In his review of Mills’ The Power Elite, Parsons started his argument on the shortcomings of Mills’ analysis by stressing the importance of such differentiated “technical theoretical schemes” (1956: 124) in order to prevent “ideological distortion” (125) in the interpretation of empirical data. Mills’ interpretation of Parsons as a grand theorist is an ideological distortion, in this sense grounded in a deficient theoretical scheme he charmingly had called the sociological imagination.

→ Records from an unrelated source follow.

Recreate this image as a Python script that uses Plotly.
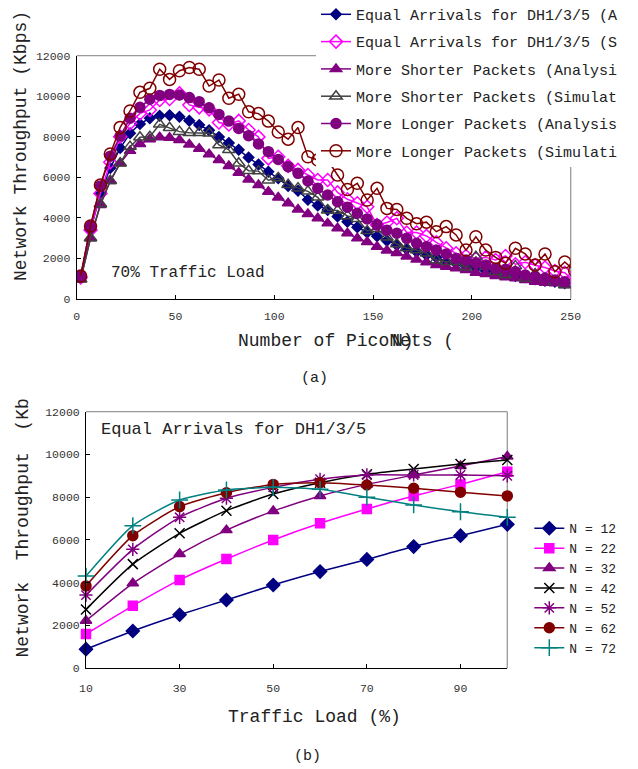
import plotly.graph_objects as go

W, H = 638, 769

# ---------------- Top chart (a) data ----------------
pico_n = [2, 7, 12, 17, 22, 27, 32, 37, 42, 47, 52, 57, 62, 67, 72, 77, 82, 87, 92, 97,
          102, 107, 112, 117, 122, 127, 132, 137, 142, 147, 152, 157, 162, 167, 172, 177,
          182, 187, 192, 197, 202, 207, 212, 217, 222, 227, 232, 237, 242, 247, 252]

eq_analysis = [1050, 3390, 5180, 6450, 7440, 8170, 8630, 8910, 9040, 9060,
               8990, 8790, 8580, 8320, 7990, 7690, 7350, 6970, 6630, 6270,
               5950, 5570, 5330, 4890, 4600, 4380, 4060, 3800, 3530, 3270,
               3080, 2860, 2650, 2460, 2320, 2160, 2040, 1830, 1750, 1610,
               1500, 1380, 1280, 1220, 1120, 1060, 960, 890, 840, 760]
eq_simulation = [1050, 3390, 5200, 6740, 8000, 8660, 9150, 9320, 9810, 9860,
                 10140, 9570, 9450, 9350, 8700, 8600, 8780, 8330, 7990, 6930,
                 7010, 6560, 6360, 6110, 5860, 5860, 5250, 4910, 4710, 4540,
                 3640, 3760, 3970, 3270, 3270, 3100, 2780, 2490, 2240, 2110,
                 1990, 2040, 1910, 2110, 1700, 1800, 1650, 1540, 1370, 1280, 840]
short_analysis = [960, 2980, 4630, 5810, 6690, 7300, 7640, 7870, 7970, 7950,
                  7840, 7620, 7410, 7130, 6850, 6550, 6220, 5890, 5610, 5280,
                  5000, 4710, 4410, 4180, 3970, 3720, 3480, 3230, 2980, 2800,
                  2570, 2380, 2260, 2080, 1930, 1800, 1660, 1580, 1500, 1420,
                  1280, 1220, 1120, 1060, 1010, 920, 840, 790, 760, 680]
short_simulation = [960, 3000, 4680, 5830, 6690, 7510, 7970, 8000, 8610, 8440,
                    8250, 8190, 8190, 8170, 7590, 7350, 6690, 6320, 6300, 5850,
                    5960, 5630, 5460, 5300, 5010, 4370, 4350, 4090, 3950, 3350,
                    3450, 3030, 2700, 2500, 2400, 2240, 1910, 1830, 1830, 1550,
                    2070, 1580, 1330, 1170, 1620, 1010, 1220, 1010, 840, 680]
long_analysis = [1120, 3580, 5570, 7040, 8030, 8910, 9450, 9850, 10040, 10090,
                 10060, 9930, 9730, 9430, 9100, 8770, 8410, 8050, 7640, 7260,
                 6880, 6520, 6190, 5810, 5450, 5120, 4790, 4520, 4220, 3940,
                 3660, 3380, 3230, 2980, 2740, 2570, 2400, 2210, 1990, 1910,
                 1750, 1660, 1500, 1450, 1330, 1170, 1090, 1010, 920, 840]
long_simulation = [1120, 3590, 5610, 7150, 8460, 9270, 10190, 10390, 11330, 10830,
                   11260, 11420, 11330, 10500, 10800, 9900, 10100, 9230, 9140, 8770,
                   8230, 7880, 8450, 7010, 6850, 6850, 6110, 5390, 5700, 4870,
                   5450, 4460, 4410, 3970, 3700, 3780, 3310, 3560, 3150, 2400,
                   3060, 2400, 2040, 1750, 2490, 2210, 1660, 2210, 1330, 1810, 1380]

# legend labels as visible in the reference (cut at the original image edge)
top_names = ["Equal Arrivals for DH1/3/5 (A",
             "Equal Arrivals for DH1/3/5 (S",
             "More Shorter Packets (Analysi",
             "More Shorter Packets (Simulat",
             "More Longer Packets (Analysis",
             "More Longer Packets (Simulati"]
top_x_ticks = [0, 50, 100, 150, 200, 250]
y_ticks = [0, 2000, 4000, 6000, 8000, 10000, 12000]

# ---------------- Bottom chart (b) data ----------------
traffic_load = [10, 20, 30, 40, 50, 60, 70, 80, 90, 100]
n12 = [890, 1740, 2500, 3190, 3890, 4520, 5090, 5690, 6200, 6730]
n22 = [1600, 2920, 4130, 5110, 6000, 6780, 7450, 8060, 8600, 9190]
n32 = [2220, 3970, 5340, 6460, 7350, 8060, 8600, 9040, 9460, 9900]
n42 = [2750, 4870, 6310, 7370, 8150, 8680, 9070, 9320, 9550, 9740]
n52 = [3420, 5560, 7060, 7950, 8460, 8840, 9040, 9040, 9040, 9000]
n62 = [3850, 6200, 7560, 8210, 8600, 8680, 8570, 8420, 8230, 8060]
n72 = [4310, 6670, 7870, 8340, 8460, 8370, 8000, 7640, 7320, 7060]
bottom_names = ["N = 12", "N = 22", "N = 32", "N = 42", "N = 52", "N = 62", "N = 72"]
bottom_x_ticks = [10, 30, 50, 70, 90]

MONO = "Liberation Mono"


def px(x):
    return x / W


def py(y):
    return 1 - y / H


fig = go.Figure()

top_styles = [
    dict(color="#000080", symbol="diamond", size=8),
    dict(color="#FF00FF", symbol="diamond-open", size=10),
    dict(color="#800080", symbol="triangle-up", size=10),
    dict(color="#404040", symbol="triangle-up-open", size=11),
    dict(color="#800080", symbol="circle", size=10),
    dict(color="#800000", symbol="circle-open", size=12),
]
top_series = [eq_analysis, eq_simulation, short_analysis, short_simulation,
              long_analysis, long_simulation]

for i, (name, ys, st) in enumerate(zip(top_names, top_series, top_styles)):
    xs = pico_n[:len(ys)]
    fig.add_trace(go.Scatter(
        x=xs, y=ys, name=name, mode="lines+markers",
        line=dict(color=st["color"], width=1.5),
        marker=dict(symbol=st["symbol"], size=st["size"], color=st["color"],
                    line=dict(color=st["color"], width=1.5)),
        xaxis="x", yaxis="y", legend="legend", legendgroup="a%d" % i,
    ))

bottom_styles = [
    dict(color="#000080", symbol="diamond", size=10),
    dict(color="#FF00FF", symbol="square", size=9),
    dict(color="#800080", symbol="triangle-up", size=10),
    dict(color="#000000", symbol="x-thin-open", size=10),
    dict(color="#800080", symbol="asterisk-open", size=11),
    dict(color="#800000", symbol="circle", size=10),
    dict(color="#008080", symbol="cross-thin-open", size=12),
]
bottom_series = [n12, n22, n32, n42, n52, n62, n72]
for i, (name, ys, st) in enumerate(zip(bottom_names, bottom_series, bottom_styles)):
    fig.add_trace(go.Scatter(
        x=traffic_load, y=ys, name=name, mode="lines+markers",
        line=dict(color=st["color"], width=1.5, shape="spline", smoothing=0.6),
        marker=dict(symbol=st["symbol"], size=st["size"], color=st["color"],
                    line=dict(color=st["color"], width=1.5)),
        xaxis="x2", yaxis="y2", legend="legend2", cliponaxis=False,
    ))

tickfont = dict(family=MONO, size=11.5, color="#333333")
common_axis = dict(showgrid=False, zeroline=False, showline=True, linecolor="black",
                   linewidth=1, ticks="inside", ticklen=4, tickcolor="black",
                   tickfont=tickfont, tickformat="d")

fig.update_layout(
    width=W, height=H,
    margin=dict(l=0, r=0, t=0, b=0, autoexpand=False),
    paper_bgcolor="white", plot_bgcolor="white",
    font=dict(family=MONO, color="#222222"),
    xaxis=dict(domain=[px(76.7), px(570.7)], range=[0, 250], tickvals=top_x_ticks,
               anchor="y", ticklabelstandoff=6, **common_axis),
    yaxis=dict(domain=[py(298.7), py(55.7)], range=[0, 12000], tickvals=y_ticks,
               anchor="x", ticklabelstandoff=3, **common_axis),
    xaxis2=dict(domain=[px(86), px(507.3)], range=[10, 100], tickvals=bottom_x_ticks,
                anchor="y2", ticklabelstandoff=9, **common_axis),
    yaxis2=dict(domain=[py(668.2), py(411.7)], range=[0, 12000], tickvals=y_ticks,
                anchor="x2", ticklabelstandoff=3, **common_axis),
    legend=dict(x=px(316), y=py(-1.95), xanchor="left", yanchor="top",
                bgcolor="white", borderwidth=0, tracegroupgap=4.8,
                font=dict(family=MONO, size=15, color="#222222")),
    legend2=dict(x=px(529.3), y=py(513.3), xanchor="left", yanchor="top",
                 bgcolor="white", borderwidth=0,
                 font=dict(family=MONO, size=13, color="#222222")),
    showlegend=True,
)

# gray top/right frame lines
for xr, yr in (("x", "y"), ("x2", "y2")):
    fig.add_shape(type="line", xref=xr + " domain", yref=yr + " domain",
                  x0=0, x1=1, y0=1, y1=1, line=dict(color="#999999", width=1.3), layer="below")
    fig.add_shape(type="line", xref=xr + " domain", yref=yr + " domain",
                  x0=1, x1=1, y0=0, y1=1, line=dict(color="#999999", width=1.3), layer="below")

ann = [
    dict(text="Network Throughput (Kbps)", x=px(20.5), y=py(146.5), textangle=-90,
         xanchor="center", yanchor="middle", font=dict(size=18)),
    dict(text="Number of PicoNets (", x=px(235.5), y=py(340.7),
         xanchor="left", yanchor="middle", font=dict(size=18)),
    dict(text="N)", x=px(389.5), y=py(340.7),
         xanchor="left", yanchor="middle", font=dict(size=18)),
    dict(text="70% Traffic Load", x=px(109), y=py(273.3),
         xanchor="left", yanchor="middle", font=dict(size=16)),
    dict(text="(a)", x=px(314), y=py(378), xanchor="center", yanchor="middle",
         font=dict(size=15)),
    dict(text="Network  Throughput  (Kb", x=px(22), y=py(660), textangle=-90,
         xanchor="center", yanchor="bottom", font=dict(size=18)),
    dict(text="Equal Arrivals for DH1/3/5", x=px(98.5), y=py(429.3),
         xanchor="left", yanchor="middle", font=dict(size=17)),
    dict(text="Traffic Load (%)", x=px(314), y=py(716.5), xanchor="center",
         yanchor="middle", font=dict(size=18)),
    dict(text="(b)", x=px(307), y=py(756), xanchor="center", yanchor="middle",
         font=dict(size=15)),
]
for a in ann:
    a.setdefault("xref", "paper")
    a.setdefault("yref", "paper")
    a["showarrow"] = False
    a["font"] = dict(family=MONO, color="#222222", **a["font"])
    fig.add_annotation(**a)

fig.write_html("out.html")
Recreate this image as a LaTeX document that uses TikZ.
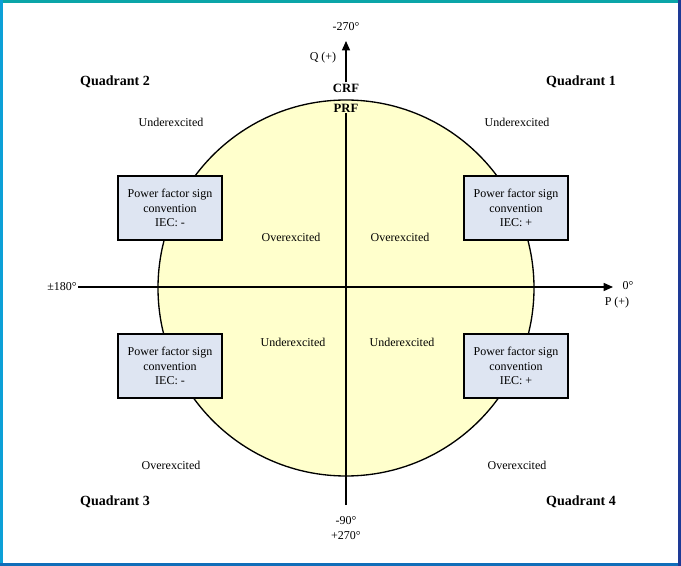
\documentclass[tikz,border=0pt]{standalone}
\usepackage{fontspec}
\setmainfont{Liberation Serif}
\usepackage{xcolor}
\usetikzlibrary{positioning, arrows.meta}

\definecolor{circfill}{RGB}{255,255,204}
\definecolor{boxfill}{RGB}{222,229,242}
\definecolor{frametop}{RGB}{10,165,168}
\definecolor{frameleft}{RGB}{12,160,215}
\definecolor{frameright}{RGB}{30,58,150}
\definecolor{framebot}{RGB}{16,110,185}

\tikzset{
  pfbox/.style={draw, fill=boxfill, line width=1pt, minimum width=104*0.75pt,
    minimum height=64*0.75pt, align=center, inner sep=1pt},
  quadlbl/.style={font=\fontsize{10.5}{12}\selectfont\bfseries},
  reflbl/.style={font=\fontsize{9.5}{11}\selectfont\bfseries},
  lbl/.style={inner sep=0.75pt, align=center},
  axis/.style={line width=1pt, -{Triangle[length=7pt, width=6pt]}}
}

\begin{document}
\begin{tikzpicture}[x=0.75pt,y=0.75pt,yscale=-1,xscale=1,font=\fontsize{9}{11}\selectfont]
\useasboundingbox (0,0) rectangle (681,566);

%Frame
\draw [frametop, line width=3pt] (0,1) -- (681,1) ;
\draw [frameleft, line width=3pt] (1,0) -- (1,566) ;
\draw [framebot, line width=3pt] (0,565) -- (681,565) ;
\draw [frameright, line width=3pt] (680,0) -- (680,566) ;

%Shape: Circle
\draw [fill=circfill, line width=1pt] (346,288) circle [radius=188] ;

%Axis ends
\coordinate (west) at (78,287) ;
\coordinate (east) at (613,287) ;
\coordinate (south) at (346,505) ;
\coordinate (north) at (346,41) ;

% Text Node
\node [lbl] (deg270) at (346,27) {-270°};
\node [lbl] (qpos) at (323,58) {Q (+)};
\node [lbl, reflbl] (crf) at (346,88) {CRF};
\node [lbl, reflbl] (prf) at (346,108) {PRF};
\node [lbl, anchor=east] (deg180) at (west) {±180°};
\node [lbl] (deg0) at (628,286) {0°};
\node [lbl] (ppos) at (617,303) {P (+)};
\node [lbl] (deg90) at (346,528) {-90°\\+270°};

%Straight Lines
\draw [axis] (west) -- (east) ;
\draw [line width=1pt] (south) -- (prf.south) ;
\draw [axis] (crf.north) -- (north) ;

% Text Node
\node [lbl, quadlbl] (q2) at (115,82) {Quadrant 2};
\node [lbl, quadlbl] (q1) at (581,82) {Quadrant 1};
\node [lbl, quadlbl] (q3) at (115,502) {Quadrant 3};
\node [lbl, quadlbl] (q4) at (581,502) {Quadrant 4};

% Text Node
\node [lbl] (ue2) at (171,122) {Underexcited};
\node [lbl] (ue1) at (517,122) {Underexcited};
\node [lbl] (oe2) at (291,237) {Overexcited};
\node [lbl] (oe1) at (400,237) {Overexcited};
\node [lbl] (ue3) at (293,342) {Underexcited};
\node [lbl] (ue4) at (402,342) {Underexcited};
\node [lbl] (oe3) at (171,465) {Overexcited};
\node [lbl] (oe4) at (517,465) {Overexcited};

%Shape: Rectangle
\node [pfbox] (pf2) at (170,208) {Power factor sign\\convention\\IEC: -};
\node [pfbox] (pf1) at (516,208) {Power factor sign\\convention\\IEC: +};
\node [pfbox] (pf3) at (170,366) {Power factor sign\\convention\\IEC: -};
\node [pfbox] (pf4) at (516,366) {Power factor sign\\convention\\IEC: +};

\end{tikzpicture}
\end{document}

The “prophet who came in from a desert” found many followers. His polemical writing style resonated well with the emerging political culture with its predilection for “style over substance, outrage over objectivity…” (Goertzel 1989: 244–5). His theoretical core displays a close affinity to the theories of the stylites of contemporary sociology, such as Pierre Bourdieu or Michelle Foucault. Seymour Martin Lipset, in his essay on the state of American sociology, elaborated on the thesis “that the parlous state of sociology … (is) related to its vulnerability to politicization” (1994: 199). What he obviously referred to was not the political use of sociological knowledge but the usurpation of the sociological imagination by political interests. Perhaps political agendas do require simplifications, such as the isolation of specific goals for their effective pursuit. However, imposing the simplifications and concomitant restraints on scholarly reasoning leads to its collapse. For the tree of knowledge does not resemble an upright sailing mast, but rather a widely ramified plant that requires abundant free space for further growth. It will be one of the most important criteria for any future sociological imagination to procure such a prospect.